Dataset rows
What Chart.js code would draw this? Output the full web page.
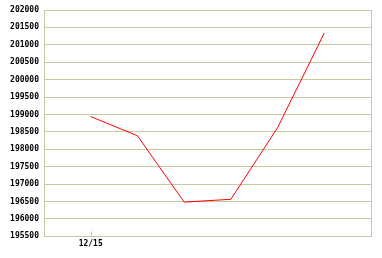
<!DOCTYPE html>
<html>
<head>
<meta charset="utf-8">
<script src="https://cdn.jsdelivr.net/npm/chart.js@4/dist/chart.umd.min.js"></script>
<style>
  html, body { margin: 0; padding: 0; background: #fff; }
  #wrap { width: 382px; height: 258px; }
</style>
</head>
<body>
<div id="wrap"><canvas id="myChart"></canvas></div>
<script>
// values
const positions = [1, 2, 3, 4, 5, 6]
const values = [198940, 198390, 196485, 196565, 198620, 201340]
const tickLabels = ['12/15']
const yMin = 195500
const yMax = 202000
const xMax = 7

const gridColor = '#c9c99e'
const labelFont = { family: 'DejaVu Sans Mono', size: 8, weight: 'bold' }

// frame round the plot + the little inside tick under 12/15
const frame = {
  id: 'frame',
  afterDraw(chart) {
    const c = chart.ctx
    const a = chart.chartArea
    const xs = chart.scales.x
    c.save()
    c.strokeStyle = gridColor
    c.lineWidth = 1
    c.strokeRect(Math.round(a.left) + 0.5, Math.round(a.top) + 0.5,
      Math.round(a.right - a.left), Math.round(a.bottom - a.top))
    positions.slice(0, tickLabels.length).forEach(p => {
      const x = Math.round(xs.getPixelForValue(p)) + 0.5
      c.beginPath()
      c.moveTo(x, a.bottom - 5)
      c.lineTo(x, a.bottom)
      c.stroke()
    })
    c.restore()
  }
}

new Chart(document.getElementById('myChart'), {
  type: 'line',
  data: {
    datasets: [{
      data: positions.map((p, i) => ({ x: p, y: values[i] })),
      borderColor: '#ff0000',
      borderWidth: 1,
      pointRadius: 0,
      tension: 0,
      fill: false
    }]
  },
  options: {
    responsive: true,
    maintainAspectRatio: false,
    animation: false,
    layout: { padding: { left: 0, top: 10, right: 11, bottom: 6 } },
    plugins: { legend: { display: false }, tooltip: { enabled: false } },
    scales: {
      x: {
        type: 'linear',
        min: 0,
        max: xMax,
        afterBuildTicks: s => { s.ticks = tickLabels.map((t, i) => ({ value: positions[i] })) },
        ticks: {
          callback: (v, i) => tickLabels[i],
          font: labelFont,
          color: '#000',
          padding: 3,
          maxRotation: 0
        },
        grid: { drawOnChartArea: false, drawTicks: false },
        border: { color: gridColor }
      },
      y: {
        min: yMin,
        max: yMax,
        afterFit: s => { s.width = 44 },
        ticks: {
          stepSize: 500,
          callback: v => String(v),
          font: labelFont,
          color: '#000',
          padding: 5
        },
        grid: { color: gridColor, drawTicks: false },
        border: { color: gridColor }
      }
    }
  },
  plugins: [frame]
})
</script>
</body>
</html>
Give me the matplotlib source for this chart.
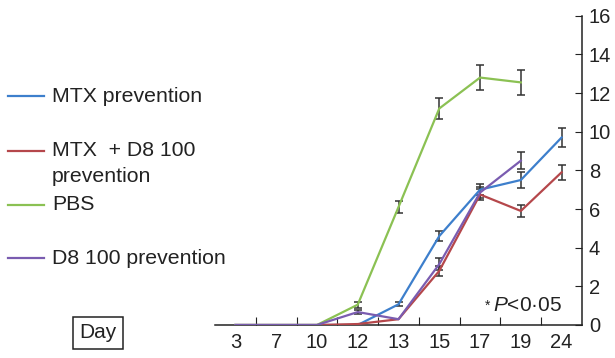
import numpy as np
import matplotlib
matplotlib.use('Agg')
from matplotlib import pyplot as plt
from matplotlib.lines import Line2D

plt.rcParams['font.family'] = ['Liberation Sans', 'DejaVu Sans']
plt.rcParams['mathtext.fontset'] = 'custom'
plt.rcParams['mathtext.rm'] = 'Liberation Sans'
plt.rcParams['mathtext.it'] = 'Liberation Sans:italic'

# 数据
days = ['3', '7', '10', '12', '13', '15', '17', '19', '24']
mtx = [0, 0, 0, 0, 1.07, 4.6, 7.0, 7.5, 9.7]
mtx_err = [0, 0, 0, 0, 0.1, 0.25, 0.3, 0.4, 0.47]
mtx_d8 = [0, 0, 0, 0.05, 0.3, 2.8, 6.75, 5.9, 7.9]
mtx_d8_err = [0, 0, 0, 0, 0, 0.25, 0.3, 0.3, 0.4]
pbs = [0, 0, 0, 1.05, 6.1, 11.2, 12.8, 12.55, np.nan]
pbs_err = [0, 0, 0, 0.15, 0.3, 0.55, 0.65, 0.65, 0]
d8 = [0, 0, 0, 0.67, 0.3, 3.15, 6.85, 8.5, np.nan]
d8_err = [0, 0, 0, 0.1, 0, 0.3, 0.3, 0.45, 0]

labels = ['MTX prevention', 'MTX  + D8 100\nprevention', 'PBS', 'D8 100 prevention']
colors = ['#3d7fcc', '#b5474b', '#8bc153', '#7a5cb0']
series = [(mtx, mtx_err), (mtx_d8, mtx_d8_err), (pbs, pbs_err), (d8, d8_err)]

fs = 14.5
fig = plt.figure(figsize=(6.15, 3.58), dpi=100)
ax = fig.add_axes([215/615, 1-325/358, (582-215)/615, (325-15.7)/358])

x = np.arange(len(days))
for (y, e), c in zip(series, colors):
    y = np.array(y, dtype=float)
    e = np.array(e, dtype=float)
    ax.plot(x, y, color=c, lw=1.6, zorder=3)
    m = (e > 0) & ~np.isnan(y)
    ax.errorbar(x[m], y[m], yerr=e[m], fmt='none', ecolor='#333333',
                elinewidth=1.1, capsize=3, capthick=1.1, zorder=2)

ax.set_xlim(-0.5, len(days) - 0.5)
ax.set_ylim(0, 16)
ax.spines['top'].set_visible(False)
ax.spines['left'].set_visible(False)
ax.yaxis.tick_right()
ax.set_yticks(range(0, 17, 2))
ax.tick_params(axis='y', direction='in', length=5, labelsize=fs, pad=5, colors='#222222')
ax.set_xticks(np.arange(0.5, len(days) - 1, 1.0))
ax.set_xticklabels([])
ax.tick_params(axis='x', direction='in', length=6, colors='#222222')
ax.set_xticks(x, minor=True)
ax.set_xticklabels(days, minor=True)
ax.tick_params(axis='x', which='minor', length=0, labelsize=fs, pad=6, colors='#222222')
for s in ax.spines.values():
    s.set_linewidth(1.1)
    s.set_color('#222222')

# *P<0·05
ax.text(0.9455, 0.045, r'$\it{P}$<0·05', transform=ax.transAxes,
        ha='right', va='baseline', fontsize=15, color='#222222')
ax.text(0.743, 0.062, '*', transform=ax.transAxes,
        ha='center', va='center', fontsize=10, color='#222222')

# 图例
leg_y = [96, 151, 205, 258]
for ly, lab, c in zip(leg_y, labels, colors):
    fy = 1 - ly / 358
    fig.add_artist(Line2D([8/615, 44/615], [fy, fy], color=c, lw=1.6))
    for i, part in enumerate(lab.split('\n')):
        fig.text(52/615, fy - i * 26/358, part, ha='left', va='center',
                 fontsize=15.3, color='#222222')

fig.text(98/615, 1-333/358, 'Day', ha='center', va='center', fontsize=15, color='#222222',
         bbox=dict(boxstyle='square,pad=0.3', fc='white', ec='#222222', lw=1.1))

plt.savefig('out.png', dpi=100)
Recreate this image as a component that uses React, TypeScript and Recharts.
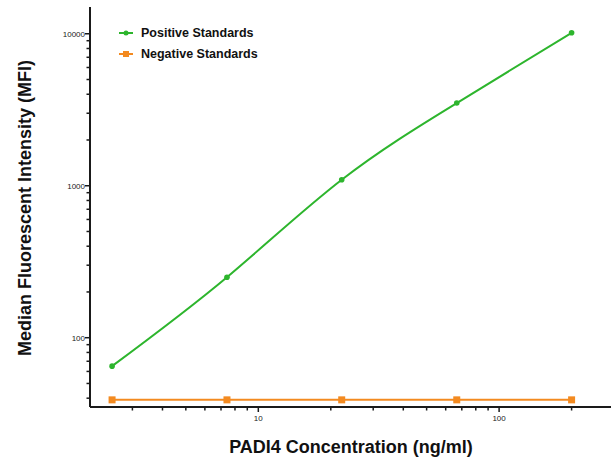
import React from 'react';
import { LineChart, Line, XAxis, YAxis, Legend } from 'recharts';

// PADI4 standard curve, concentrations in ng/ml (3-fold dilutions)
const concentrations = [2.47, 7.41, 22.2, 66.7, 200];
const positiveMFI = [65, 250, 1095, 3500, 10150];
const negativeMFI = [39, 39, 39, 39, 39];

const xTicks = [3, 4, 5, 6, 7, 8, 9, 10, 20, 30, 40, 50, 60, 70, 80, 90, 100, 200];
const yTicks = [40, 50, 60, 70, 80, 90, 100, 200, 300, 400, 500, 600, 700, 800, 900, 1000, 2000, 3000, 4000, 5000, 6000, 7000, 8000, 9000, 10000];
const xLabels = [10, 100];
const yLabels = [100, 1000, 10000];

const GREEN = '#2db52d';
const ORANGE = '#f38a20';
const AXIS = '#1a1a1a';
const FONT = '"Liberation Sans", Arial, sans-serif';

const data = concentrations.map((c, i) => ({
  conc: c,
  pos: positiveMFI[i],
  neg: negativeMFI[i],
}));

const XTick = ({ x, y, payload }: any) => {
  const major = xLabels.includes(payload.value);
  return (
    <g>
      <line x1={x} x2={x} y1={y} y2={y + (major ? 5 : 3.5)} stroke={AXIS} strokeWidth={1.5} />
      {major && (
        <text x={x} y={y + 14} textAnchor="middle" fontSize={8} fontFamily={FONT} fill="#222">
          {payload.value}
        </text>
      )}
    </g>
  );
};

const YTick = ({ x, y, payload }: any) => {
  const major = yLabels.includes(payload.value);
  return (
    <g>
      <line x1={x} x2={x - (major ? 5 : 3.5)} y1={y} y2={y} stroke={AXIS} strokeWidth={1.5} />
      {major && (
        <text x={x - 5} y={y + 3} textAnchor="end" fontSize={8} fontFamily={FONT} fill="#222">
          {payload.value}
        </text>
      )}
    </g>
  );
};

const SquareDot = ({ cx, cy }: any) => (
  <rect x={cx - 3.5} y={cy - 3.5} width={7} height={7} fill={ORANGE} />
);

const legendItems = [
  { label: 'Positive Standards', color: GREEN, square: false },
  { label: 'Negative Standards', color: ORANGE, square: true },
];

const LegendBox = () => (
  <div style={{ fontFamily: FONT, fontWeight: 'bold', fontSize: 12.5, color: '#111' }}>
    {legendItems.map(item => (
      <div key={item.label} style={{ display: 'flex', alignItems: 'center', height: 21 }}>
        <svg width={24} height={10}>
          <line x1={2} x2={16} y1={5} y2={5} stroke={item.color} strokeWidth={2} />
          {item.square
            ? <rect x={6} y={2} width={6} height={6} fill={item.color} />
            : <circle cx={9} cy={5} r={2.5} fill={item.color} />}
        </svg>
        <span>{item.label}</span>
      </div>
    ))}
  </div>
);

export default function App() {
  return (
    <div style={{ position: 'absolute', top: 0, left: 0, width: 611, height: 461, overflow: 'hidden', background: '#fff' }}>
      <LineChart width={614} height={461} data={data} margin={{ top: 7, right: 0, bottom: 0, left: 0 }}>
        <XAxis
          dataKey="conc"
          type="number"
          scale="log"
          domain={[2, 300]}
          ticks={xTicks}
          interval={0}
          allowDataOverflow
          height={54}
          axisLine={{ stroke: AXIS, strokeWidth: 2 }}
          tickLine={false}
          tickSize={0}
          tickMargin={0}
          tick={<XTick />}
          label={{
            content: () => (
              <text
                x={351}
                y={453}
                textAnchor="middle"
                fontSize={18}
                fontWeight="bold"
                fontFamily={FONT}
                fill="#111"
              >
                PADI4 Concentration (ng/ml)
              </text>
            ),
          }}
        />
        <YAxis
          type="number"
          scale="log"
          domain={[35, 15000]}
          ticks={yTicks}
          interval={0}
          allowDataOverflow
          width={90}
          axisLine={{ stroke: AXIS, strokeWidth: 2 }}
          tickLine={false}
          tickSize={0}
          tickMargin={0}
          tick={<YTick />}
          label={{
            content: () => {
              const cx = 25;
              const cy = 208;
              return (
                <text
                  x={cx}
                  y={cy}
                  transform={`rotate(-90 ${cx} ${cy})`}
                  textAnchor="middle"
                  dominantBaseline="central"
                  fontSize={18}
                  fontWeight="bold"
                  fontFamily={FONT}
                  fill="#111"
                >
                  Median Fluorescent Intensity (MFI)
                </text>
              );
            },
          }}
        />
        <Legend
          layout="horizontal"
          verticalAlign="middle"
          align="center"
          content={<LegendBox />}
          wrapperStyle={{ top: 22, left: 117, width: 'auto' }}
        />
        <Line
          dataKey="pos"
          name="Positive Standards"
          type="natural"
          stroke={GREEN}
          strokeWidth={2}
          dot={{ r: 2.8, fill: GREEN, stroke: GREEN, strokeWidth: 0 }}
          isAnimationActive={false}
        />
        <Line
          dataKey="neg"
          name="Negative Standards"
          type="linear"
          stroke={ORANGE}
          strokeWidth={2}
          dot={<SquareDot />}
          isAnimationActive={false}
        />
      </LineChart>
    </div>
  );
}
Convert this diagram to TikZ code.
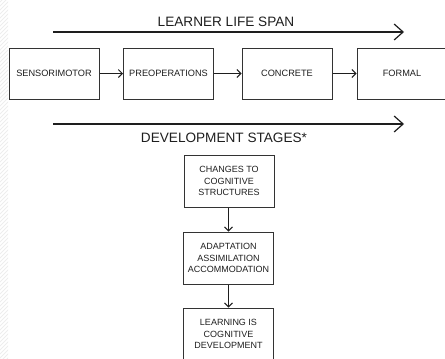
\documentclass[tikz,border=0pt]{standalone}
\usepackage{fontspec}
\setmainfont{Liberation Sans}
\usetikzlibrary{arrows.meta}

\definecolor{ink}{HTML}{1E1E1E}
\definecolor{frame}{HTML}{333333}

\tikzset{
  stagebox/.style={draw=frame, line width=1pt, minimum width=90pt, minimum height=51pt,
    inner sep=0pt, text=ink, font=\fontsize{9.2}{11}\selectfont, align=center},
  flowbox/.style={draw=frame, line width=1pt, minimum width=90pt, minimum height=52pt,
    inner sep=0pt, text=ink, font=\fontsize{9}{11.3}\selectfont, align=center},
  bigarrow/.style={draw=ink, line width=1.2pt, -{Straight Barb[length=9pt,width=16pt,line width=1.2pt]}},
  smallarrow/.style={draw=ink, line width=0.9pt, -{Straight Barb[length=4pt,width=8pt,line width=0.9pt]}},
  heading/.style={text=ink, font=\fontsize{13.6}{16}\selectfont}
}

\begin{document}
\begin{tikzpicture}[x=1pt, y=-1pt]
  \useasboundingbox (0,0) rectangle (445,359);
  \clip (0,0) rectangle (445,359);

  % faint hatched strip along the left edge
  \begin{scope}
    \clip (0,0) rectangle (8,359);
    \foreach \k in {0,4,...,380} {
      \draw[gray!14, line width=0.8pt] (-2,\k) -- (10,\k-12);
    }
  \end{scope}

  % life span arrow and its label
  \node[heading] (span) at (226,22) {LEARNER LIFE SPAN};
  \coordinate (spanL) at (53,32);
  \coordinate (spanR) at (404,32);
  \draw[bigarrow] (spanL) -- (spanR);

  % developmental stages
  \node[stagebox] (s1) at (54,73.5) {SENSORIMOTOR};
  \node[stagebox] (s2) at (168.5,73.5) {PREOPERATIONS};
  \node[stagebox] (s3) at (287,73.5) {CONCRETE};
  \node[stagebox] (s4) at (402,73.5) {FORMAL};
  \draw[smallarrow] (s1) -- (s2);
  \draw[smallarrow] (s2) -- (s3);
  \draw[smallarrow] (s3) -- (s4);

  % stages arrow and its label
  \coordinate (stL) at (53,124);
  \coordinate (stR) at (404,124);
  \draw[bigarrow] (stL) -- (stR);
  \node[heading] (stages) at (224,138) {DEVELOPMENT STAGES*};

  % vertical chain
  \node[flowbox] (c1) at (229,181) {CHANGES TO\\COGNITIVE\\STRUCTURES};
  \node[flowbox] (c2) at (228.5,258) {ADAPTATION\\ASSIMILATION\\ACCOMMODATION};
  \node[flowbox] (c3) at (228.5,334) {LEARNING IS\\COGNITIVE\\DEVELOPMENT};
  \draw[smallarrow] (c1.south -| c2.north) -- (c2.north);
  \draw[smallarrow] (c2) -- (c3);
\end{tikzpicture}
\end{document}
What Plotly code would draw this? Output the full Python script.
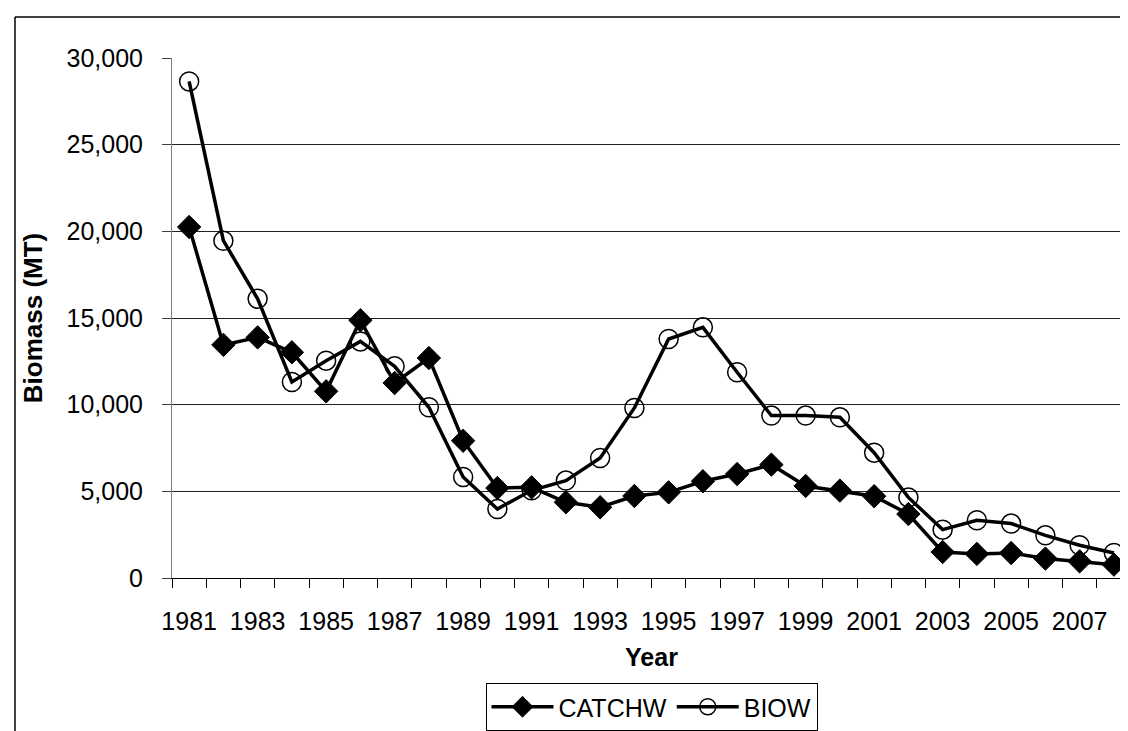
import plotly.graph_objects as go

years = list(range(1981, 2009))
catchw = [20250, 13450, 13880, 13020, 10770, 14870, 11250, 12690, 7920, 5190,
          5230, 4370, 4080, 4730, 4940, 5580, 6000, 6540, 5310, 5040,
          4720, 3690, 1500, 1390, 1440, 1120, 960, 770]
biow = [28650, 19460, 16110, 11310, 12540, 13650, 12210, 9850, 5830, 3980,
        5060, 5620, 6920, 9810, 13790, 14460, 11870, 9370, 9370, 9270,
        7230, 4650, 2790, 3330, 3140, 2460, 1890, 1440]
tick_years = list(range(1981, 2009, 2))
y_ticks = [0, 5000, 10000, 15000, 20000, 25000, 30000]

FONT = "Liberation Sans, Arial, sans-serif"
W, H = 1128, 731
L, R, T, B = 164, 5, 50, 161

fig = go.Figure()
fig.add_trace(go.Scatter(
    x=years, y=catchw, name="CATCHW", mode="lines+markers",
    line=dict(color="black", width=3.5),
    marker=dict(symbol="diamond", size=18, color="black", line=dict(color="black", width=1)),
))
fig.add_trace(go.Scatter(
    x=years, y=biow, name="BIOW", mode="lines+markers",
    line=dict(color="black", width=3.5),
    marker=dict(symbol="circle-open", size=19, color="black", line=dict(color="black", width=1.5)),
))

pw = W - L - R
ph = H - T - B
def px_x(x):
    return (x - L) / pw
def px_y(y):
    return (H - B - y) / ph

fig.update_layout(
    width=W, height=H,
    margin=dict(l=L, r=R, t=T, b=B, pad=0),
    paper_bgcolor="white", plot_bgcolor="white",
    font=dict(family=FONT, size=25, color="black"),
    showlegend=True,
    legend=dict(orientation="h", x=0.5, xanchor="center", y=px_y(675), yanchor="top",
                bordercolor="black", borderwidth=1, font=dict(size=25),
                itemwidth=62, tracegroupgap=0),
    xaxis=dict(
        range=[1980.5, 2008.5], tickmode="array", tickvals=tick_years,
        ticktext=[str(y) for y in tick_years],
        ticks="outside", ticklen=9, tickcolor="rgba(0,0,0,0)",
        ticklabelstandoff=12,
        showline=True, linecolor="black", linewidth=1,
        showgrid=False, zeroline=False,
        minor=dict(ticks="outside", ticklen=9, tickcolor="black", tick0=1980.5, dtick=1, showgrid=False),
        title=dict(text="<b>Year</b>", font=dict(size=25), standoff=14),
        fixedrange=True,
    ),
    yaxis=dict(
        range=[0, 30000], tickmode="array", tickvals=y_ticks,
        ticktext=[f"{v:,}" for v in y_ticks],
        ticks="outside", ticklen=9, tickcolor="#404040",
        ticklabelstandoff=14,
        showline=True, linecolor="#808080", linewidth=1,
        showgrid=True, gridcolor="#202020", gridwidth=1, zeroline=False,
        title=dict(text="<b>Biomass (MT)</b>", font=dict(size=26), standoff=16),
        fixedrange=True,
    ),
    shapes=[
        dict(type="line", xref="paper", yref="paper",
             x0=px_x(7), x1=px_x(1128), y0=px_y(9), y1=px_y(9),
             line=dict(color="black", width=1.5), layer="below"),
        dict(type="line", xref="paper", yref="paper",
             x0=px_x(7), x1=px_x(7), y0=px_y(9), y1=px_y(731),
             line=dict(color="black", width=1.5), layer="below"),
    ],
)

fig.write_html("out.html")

GIVEN REQUEST
Determine how many lines in the data above contain the string "React". Give nothing except the number.

WRITTEN SOLUTION
2